Door Glass: I’ve had a couple of goes at putting the door glass in before, but this time, I had Ashley alongside and I had a feeling that he would have a better three dimensional picture of what needed doing which turned out to be the case. I have trouble imagining things in three dimensions – my brain is tuned to other things, so these sorts of jobs I find really taxing. Ashley suggested checking that each door lock worked before fitting the glass and we verified that yes they were working fine. This was a smart check as otherwise it could have been very annoying to have to take it out again. We then spent a bit of time just looking and (Ashley) figuring out what needed to go where and then had a proper go. The tricky part is feeding the winding mechanism through the door as the opening is really tight and then aligning the bracketry so that the actuator is at the correct orientation as well as the other bracket which takes the weight of the window. Another challenge is getting the glass passed the outside window trim which again is tight. However, the drivers side glass went in and wound successfully up and down. We did have the adjust the quarterlight and rear rails to pull the window forward as the glass was too far to the rear and catching on the B-post. After adjustment it was better, but the glass was still a little short and far back – looking at it, we concluded that the door has dropped. This also explains why the door does not shut well. Neither of us was confident in adjusting the door hinges, so this remains on the job list, alongside other panel adjustments needed to the bonnet and hatch.

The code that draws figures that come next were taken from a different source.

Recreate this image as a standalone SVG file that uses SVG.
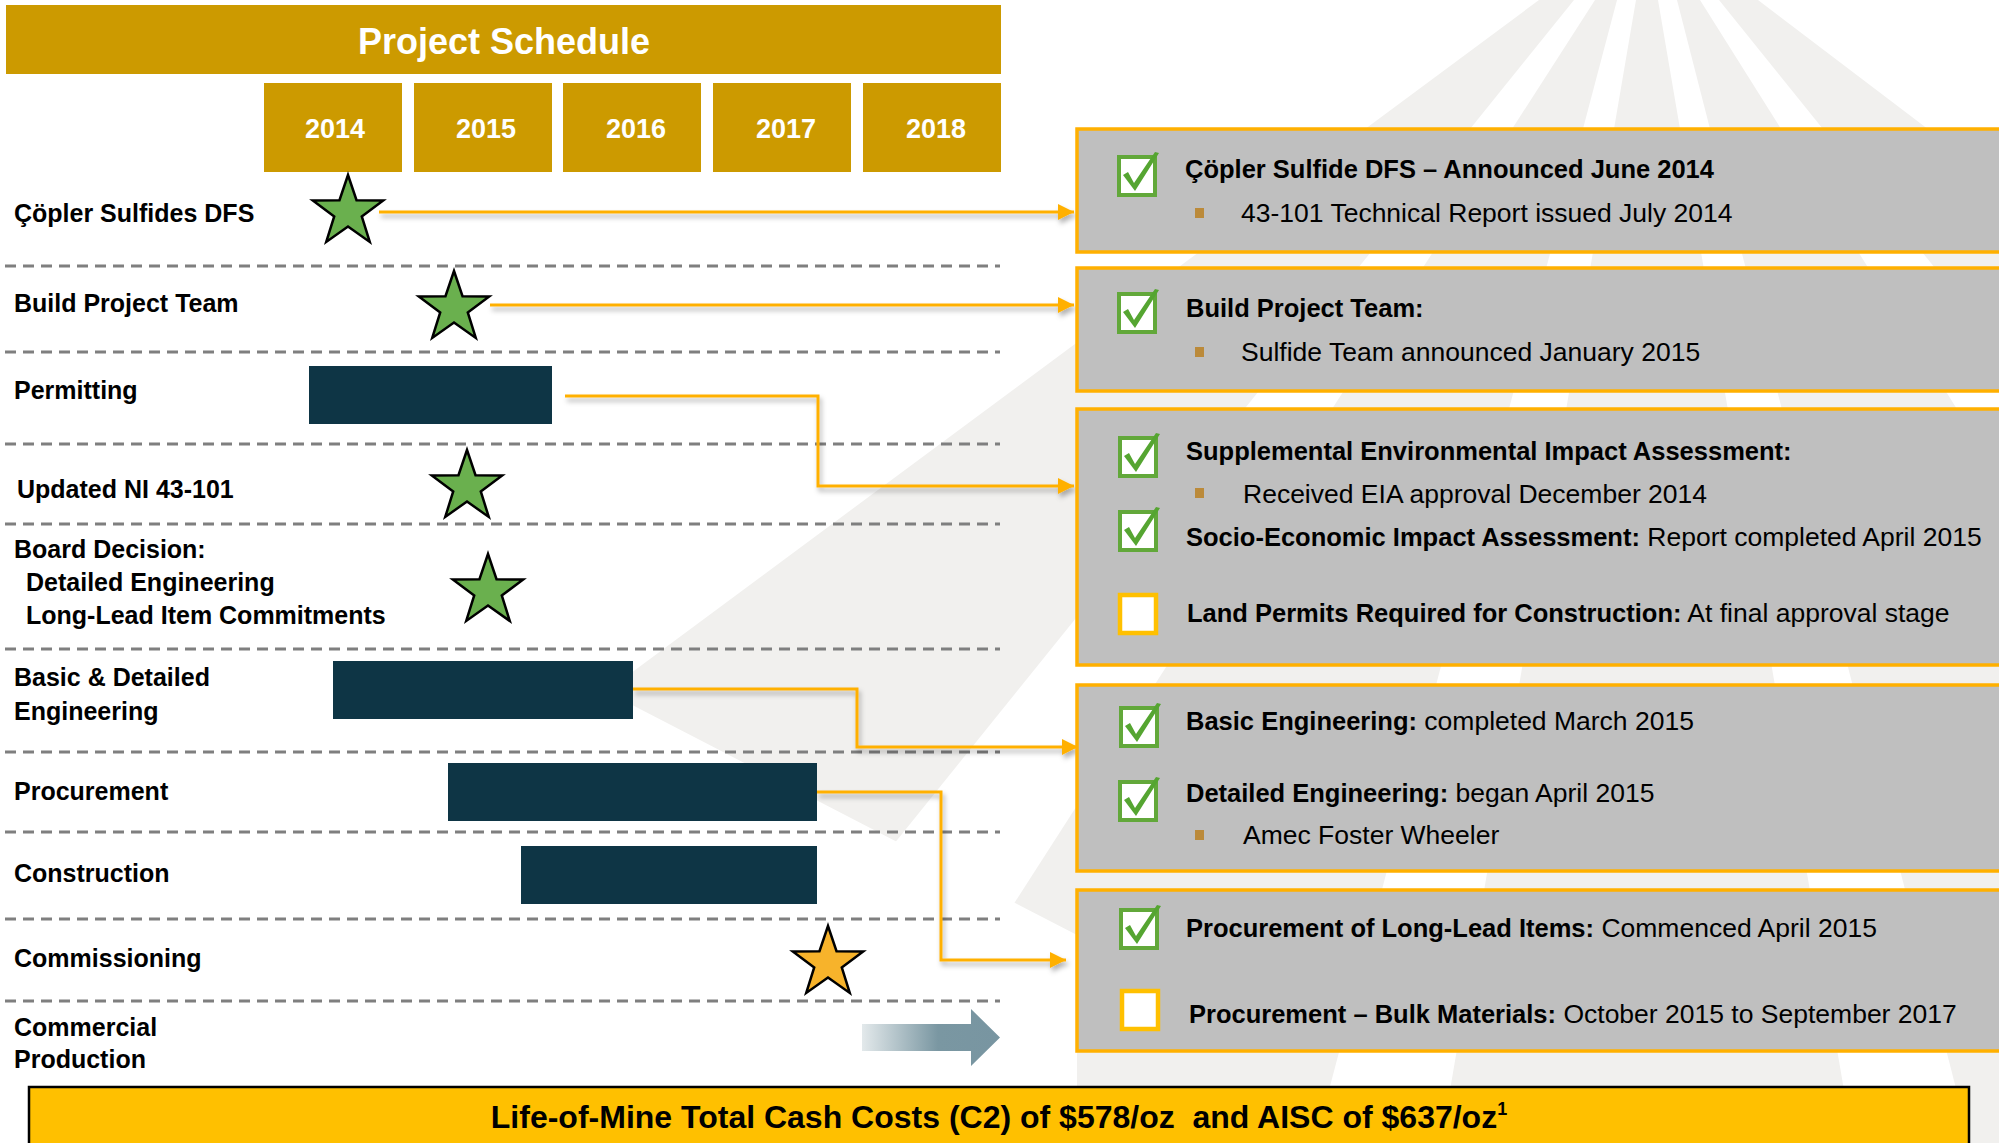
<svg xmlns="http://www.w3.org/2000/svg" width="1999" height="1143" viewBox="0 0 1999 1143">
<style>
.lbl{font-family:"Liberation Sans",Arial,sans-serif;font-weight:bold;font-size:25px;fill:#000}
.yr{font-family:"Liberation Sans",Arial,sans-serif;font-weight:bold;font-size:27px;fill:#fff;text-anchor:middle}
.pt{font-family:"Liberation Sans",Arial,sans-serif;font-size:26.5px;fill:#000}
.b{font-weight:bold;font-size:25.5px}
.gold{fill:#CC9A00}
.bar{fill:#0E3545}
.dash{stroke:#7F7F7F;stroke-width:3;stroke-dasharray:11 7;fill:none}
.panel{fill:#BFBFBF;stroke:#FFB000;stroke-width:3.5}
.bul{fill:#BB8A3A}
.conn{fill:none;stroke:#FFB000;stroke-width:3;marker-end:url(#ah)}
.ray{fill:#F1F0EE}
</style>
<defs>
<marker id="ah" markerUnits="userSpaceOnUse" markerWidth="18" markerHeight="18" refX="16" refY="8" orient="auto">
<path d="M0,0 L16,8 L0,16 Z" fill="#FFB000"/>
</marker>
<path id="star" d="M0,-37 L8.52,-11.73 L35.19,-11.43 L13.79,4.48 L21.75,29.93 L0,14.5 L-21.75,29.93 L-13.79,4.48 L-35.19,-11.43 L-8.52,-11.73 Z" stroke="#000" stroke-width="2.5" stroke-linejoin="miter"/>
<g id="chk">
<rect x="2" y="2" width="36" height="38" fill="#fff" stroke="#62A83A" stroke-width="4"/>
<path d="M6,20 L11,17 L17,28 L38,-3 L42,-2 L18,36 Z" fill="#55A531"/>
</g>
<g id="empty">
<rect x="2" y="2" width="36" height="38" fill="#fff" stroke="#FFC000" stroke-width="4.5"/>
</g>
<linearGradient id="grad" x1="862" y1="0" x2="1000" y2="0" gradientUnits="userSpaceOnUse">
<stop offset="0" stop-color="#E3E9EB"/>
<stop offset="0.55" stop-color="#7A97A2"/>
<stop offset="1" stop-color="#7895A1"/>
</linearGradient>
<clipPath id="rayclip">
<polygon points="0,-100 2000,-100 2000,1200 1077,1200 1077,935 0,378"/>
</clipPath>
<filter id="sh" x="-5%" y="-20%" width="110%" height="140%">
<feDropShadow dx="2" dy="4" stdDeviation="2.5" flood-color="#000" flood-opacity="0.3"/>
</filter>
</defs>

<rect width="1999" height="1143" fill="#fff"/>

<g id="watermark" clip-path="url(#rayclip)">
<polygon class="ray" points="1539,0 1574,0 653,1143 -3,1143"/>
<polygon class="ray" points="1595,0 1617,0 1315,1143 860,1143"/>
<polygon class="ray" points="1636,0 1658,0 1853,1143 1441,1143"/>
<polygon class="ray" points="1677,0 1700,0 2418,1143 1970,1143"/>
<polygon class="ray" points="1719,0 1758,0 3264,1143 2640,1143"/>
</g>

<g id="header">
<rect class="gold" x="6" y="5" width="995" height="69"/>
<text x="504" y="54" font-family="Liberation Sans, Arial, sans-serif" font-weight="bold" font-size="36" fill="#fff" text-anchor="middle">Project Schedule</text>
</g>
<g id="years">
<rect class="gold" x="264" y="83" width="138" height="89"/><text class="yr" x="335" y="138">2014</text>
<rect class="gold" x="414" y="83" width="138" height="89"/><text class="yr" x="486" y="138">2015</text>
<rect class="gold" x="563" y="83" width="138" height="89"/><text class="yr" x="636" y="138">2016</text>
<rect class="gold" x="713" y="83" width="138" height="89"/><text class="yr" x="786" y="138">2017</text>
<rect class="gold" x="863" y="83" width="138" height="89"/><text class="yr" x="936" y="138">2018</text>
</g>

<g id="gridlines">
<line class="dash" x1="5" y1="266" x2="1000" y2="266"/>
<line class="dash" x1="5" y1="352" x2="1000" y2="352"/>
<line class="dash" x1="5" y1="444" x2="1000" y2="444"/>
<line class="dash" x1="5" y1="524" x2="1000" y2="524"/>
<line class="dash" x1="5" y1="649" x2="1000" y2="649"/>
<line class="dash" x1="5" y1="752" x2="1000" y2="752"/>
<line class="dash" x1="5" y1="832" x2="1000" y2="832"/>
<line class="dash" x1="5" y1="919" x2="1000" y2="919"/>
<line class="dash" x1="5" y1="1001" x2="1000" y2="1001"/>
</g>

<g id="labels">
<text class="lbl" x="14" y="222">Çöpler Sulfides DFS</text>
<text class="lbl" x="14" y="312">Build Project Team</text>
<text class="lbl" x="14" y="399">Permitting</text>
<text class="lbl" x="17" y="498">Updated NI 43-101</text>
<text class="lbl" x="14" y="558">Board Decision:</text>
<text class="lbl" x="26" y="591">Detailed Engineering</text>
<text class="lbl" x="26" y="624">Long-Lead Item Commitments</text>
<text class="lbl" x="14" y="686">Basic &amp; Detailed</text>
<text class="lbl" x="14" y="720">Engineering</text>
<text class="lbl" x="14" y="800">Procurement</text>
<text class="lbl" x="14" y="882">Construction</text>
<text class="lbl" x="14" y="967">Commissioning</text>
<text class="lbl" x="14" y="1036">Commercial</text>
<text class="lbl" x="14" y="1068">Production</text>
</g>

<g id="bars">
<rect class="bar" x="309" y="366" width="243" height="58"/>
<rect class="bar" x="333" y="661" width="300" height="58"/>
<rect class="bar" x="448" y="763" width="369" height="58"/>
<rect class="bar" x="521" y="846" width="296" height="58"/>
</g>

<g id="stars">
<use href="#star" x="348" y="212" fill="#6AB04E"/>
<use href="#star" x="454" y="308" fill="#6AB04E"/>
<use href="#star" x="467" y="487" fill="#6AB04E"/>
<use href="#star" x="488" y="591" fill="#6AB04E"/>
<use href="#star" x="828" y="963" fill="#F7B32B"/>
</g>

<g id="production-arrow">
<polygon points="862,1024 971,1024 971,1009 1000,1037.5 971,1066 971,1051 862,1051" fill="url(#grad)"/>
</g>

<g id="connectors" filter="url(#sh)">
<path class="conn" d="M379,212 H1074"/>
<path class="conn" d="M490,305 H1074"/>
<path class="conn" d="M565,396 H818 V486 H1074"/>
<path class="conn" d="M633,689 H857 V747 H1078"/>
<path class="conn" d="M817,792 H941 V960 H1066"/>
</g>

<g id="panel1">
<rect class="panel" x="1077" y="129" width="940" height="123"/>
<use href="#chk" x="1117" y="155"/>
<text class="pt" x="1185" y="178"><tspan class="b">Çöpler Sulfide DFS – Announced June 2014</tspan></text>
<rect class="bul" x="1195" y="208" width="9" height="10"/>
<text class="pt" x="1241" y="222">43-101 Technical Report issued July 2014</text>
</g>

<g id="panel2">
<rect class="panel" x="1077" y="268" width="940" height="123"/>
<use href="#chk" x="1117" y="292"/>
<text class="pt" x="1186" y="317"><tspan class="b">Build Project Team:</tspan></text>
<rect class="bul" x="1195" y="347" width="9" height="10"/>
<text class="pt" x="1241" y="361">Sulfide Team announced January 2015</text>
</g>

<g id="panel3">
<rect class="panel" x="1077" y="409" width="940" height="256"/>
<use href="#chk" x="1118" y="436"/>
<text class="pt" x="1186" y="460"><tspan class="b">Supplemental Environmental Impact Assessment:</tspan></text>
<rect class="bul" x="1195" y="488" width="9" height="10"/>
<text class="pt" x="1243" y="503">Received EIA approval December 2014</text>
<use href="#chk" x="1118" y="510"/>
<text class="pt" x="1186" y="546"><tspan class="b">Socio-Economic Impact Assessment:</tspan> Report completed April 2015</text>
<use href="#empty" x="1118" y="593"/>
<text class="pt" x="1187" y="622"><tspan class="b">Land Permits Required for Construction:</tspan> At final approval stage</text>
</g>

<g id="panel4">
<rect class="panel" x="1077" y="685" width="940" height="186"/>
<use href="#chk" x="1119" y="706"/>
<text class="pt" x="1186" y="730"><tspan class="b">Basic Engineering:</tspan> completed March 2015</text>
<use href="#chk" x="1118" y="780"/>
<text class="pt" x="1186" y="802"><tspan class="b">Detailed Engineering:</tspan> began April 2015</text>
<rect class="bul" x="1195" y="830" width="9" height="10"/>
<text class="pt" x="1243" y="844">Amec Foster Wheeler</text>
</g>

<g id="panel5">
<rect class="panel" x="1077" y="890" width="940" height="161"/>
<use href="#chk" x="1119" y="908"/>
<text class="pt" x="1186" y="937"><tspan class="b">Procurement of Long-Lead Items:</tspan> Commenced April 2015</text>
<use href="#empty" x="1120" y="989"/>
<text class="pt" x="1189" y="1023"><tspan class="b">Procurement – Bulk Materials:</tspan> October 2015 to September 2017</text>
</g>

<g id="footer">
<rect x="29" y="1087" width="1940" height="80" fill="#FFC000" stroke="#000" stroke-width="2.5"/>
<text x="999" y="1128" font-family="Liberation Sans, Arial, sans-serif" font-weight="bold" font-size="32" fill="#000" text-anchor="middle" style="white-space:pre">Life-of-Mine Total Cash Costs (C2) of $578/oz  and AISC of $637/oz<tspan font-size="18" dy="-13">1</tspan></text>
</g>
</svg>
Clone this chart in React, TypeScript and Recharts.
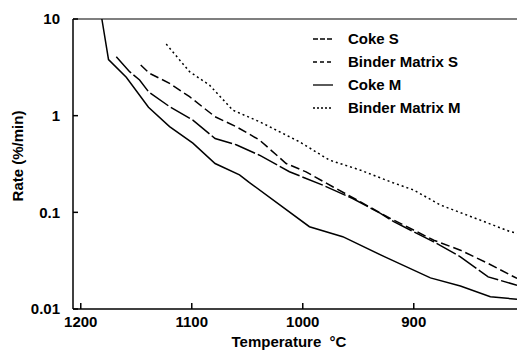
import { LineChart, Line, XAxis, YAxis, ReferenceLine } from "recharts";

const cokeSTemp = [1168, 1156, 1147, 1139, 1120, 1099, 1079, 1060, 1039, 1012, 982, 955, 930, 918, 882, 858, 833, 807];
const cokeSRate = [4.07, 2.85, 2.34, 1.77, 1.24, 0.9, 0.58, 0.5, 0.39, 0.263, 0.191, 0.139, 0.0975, 0.08, 0.0495, 0.0347, 0.0215, 0.0176];

const binderSTemp = [1146, 1138, 1120, 1102, 1079, 1060, 1039, 1015, 997, 973, 951, 924, 882, 858, 833, 807];
const binderSRate = [3.34, 2.74, 2.16, 1.57, 0.975, 0.77, 0.56, 0.32, 0.262, 0.184, 0.134, 0.09, 0.0515, 0.0406, 0.0296, 0.0207];

const cokeMTemp = [1181, 1175, 1159, 1139, 1120, 1099, 1079, 1057, 1048, 994, 964, 927, 885, 858, 831, 807];
const cokeMRate = [10, 3.8, 2.5, 1.22, 0.77, 0.52, 0.32, 0.244, 0.203, 0.071, 0.056, 0.035, 0.021, 0.0173, 0.0134, 0.0126];

const binderMTemp = [1123, 1102, 1084, 1063, 1039, 1030, 1003, 976, 948, 921, 900, 876, 840, 813, 807];
const binderMRate = [5.5, 2.85, 2.07, 1.14, 0.865, 0.77, 0.537, 0.347, 0.273, 0.207, 0.17, 0.119, 0.083, 0.063, 0.061];

const xTicks = [1200, 1100, 1000, 900];
const yTicks = [0.01, 0.1, 1, 10];
const yTickLabels = ["0.01", "0.1", "1", "10"];

const zip = (t: number[], r: number[]) => t.map((v, i) => ({ t: v, r: r[i] }));

const series = [
  { name: "Coke S", data: zip(cokeSTemp, cokeSRate), dash: "22 3", legendDash: "5 2" },
  { name: "Binder Matrix S", data: zip(binderSTemp, binderSRate), dash: "9 4", legendDash: "4 3" },
  { name: "Coke M", data: zip(cokeMTemp, cokeMRate), dash: undefined, legendDash: undefined },
  { name: "Binder Matrix M", data: zip(binderMTemp, binderMRate), dash: "2 3", legendDash: "2 2" },
];

const family = "'Liberation Sans', Arial, sans-serif";
const font = { fontFamily: family, fontWeight: 700, fontSize: 15, fill: "#000" };

const LegendBox = () => (
  <div
    style={{
      position: "absolute",
      left: 313,
      top: 27,
      fontFamily: family,
      fontWeight: 700,
      fontSize: 15,
      color: "#000",
    }}
  >
    {series.map((s) => (
      <div key={s.name} style={{ display: "flex", alignItems: "center", height: 23 }}>
        <svg width={20} height={4} style={{ marginRight: 15 }}>
          <line x1={0} y1={2} x2={20} y2={2} stroke="#000" strokeWidth={1.3} strokeDasharray={s.legendDash} />
        </svg>
        <span>{s.name}</span>
      </div>
    ))}
  </div>
);

const YLabel = () => (
  <text x={17} y={156} transform="rotate(-90 17 156)" textAnchor="middle" dominantBaseline="central" {...font}>
    Rate (%/min)
  </text>
);

export default function App() {
  return (
    <div style={{ position: "absolute", left: 0, top: 0, width: 517, height: 351, background: "#fff" }}>
      <LineChart width={517} height={351} margin={{ top: 19, right: 0, bottom: 0, left: 0 }}>
        <XAxis
          dataKey="t"
          type="number"
          domain={[807, 1207]}
          reversed
          allowDataOverflow
          ticks={xTicks}
          tickSize={-6}
          tickMargin={13}
          height={42}
          stroke="#000"
          strokeWidth={1.5}
          tick={{ ...font }}
          label={{ value: "Temperature \u00a0°C", position: "insideBottom", offset: 4, dx: -6, ...font }}
        />
        <YAxis
          dataKey="r"
          scale="log"
          domain={[0.01, 10]}
          allowDataOverflow
          ticks={yTicks}
          tickFormatter={(v: number) => yTickLabels[yTicks.indexOf(v)] ?? String(v)}
          tickSize={-5}
          tickMargin={18}
          width={73}
          stroke="#000"
          strokeWidth={1.5}
          tick={{ ...font }}
          label={<YLabel />}
        />
        <ReferenceLine y={10} stroke="#000" strokeWidth={1.2} />
        {series.map((s) => (
          <Line
            key={s.name}
            name={s.name}
            data={s.data}
            dataKey="r"
            type="linear"
            stroke="#000"
            strokeWidth={1.5}
            strokeDasharray={s.dash}
            dot={false}
            isAnimationActive={false}
          />
        ))}
      </LineChart>
      <LegendBox />
    </div>
  );
}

The passenger side was a repeat job and naturally doing it for the second time it was easier. Saying that, Ashley was the brains of this particular job, although it would be difficult for one person to do due to the need to both manoeuvre the mechanism and support the glass at the same time. This side fitted perfectly first time, providing further evidence that the drivers side door has dropped.
In the box of window bits was a chrome trim which we worked out was fixed to the door trailing edge (I love that term) to stabilise the glass when it is up. This needed to be rivetted in place, so an excuse to get out the rivet gun which is huge fun and within minutes the drivers side was fitted and looking good. However, there was only one trim in the box, so where was the passenger side one? Fortunately, I had previously sourced a spare door which had said trim, so it should have been an easy job to swap it on. However, not only were the rivets very reluctant to let go, but the chrome trim had been over-sprayed in green by the previous owner of the door. With some targeted brute force we removed the trim and set to with sandpaper to remove the horrible paint. After around 40 mins of effort we had the trim is reasonable shape and condition to be fitted. I walked around to the passenger side and…you’ve guessed it, the trim was already in place, having been over-sprayed in white (and thus invisible to us earlier). How we laughed.
Overall a good day of progress and a few jobs knocked off the list.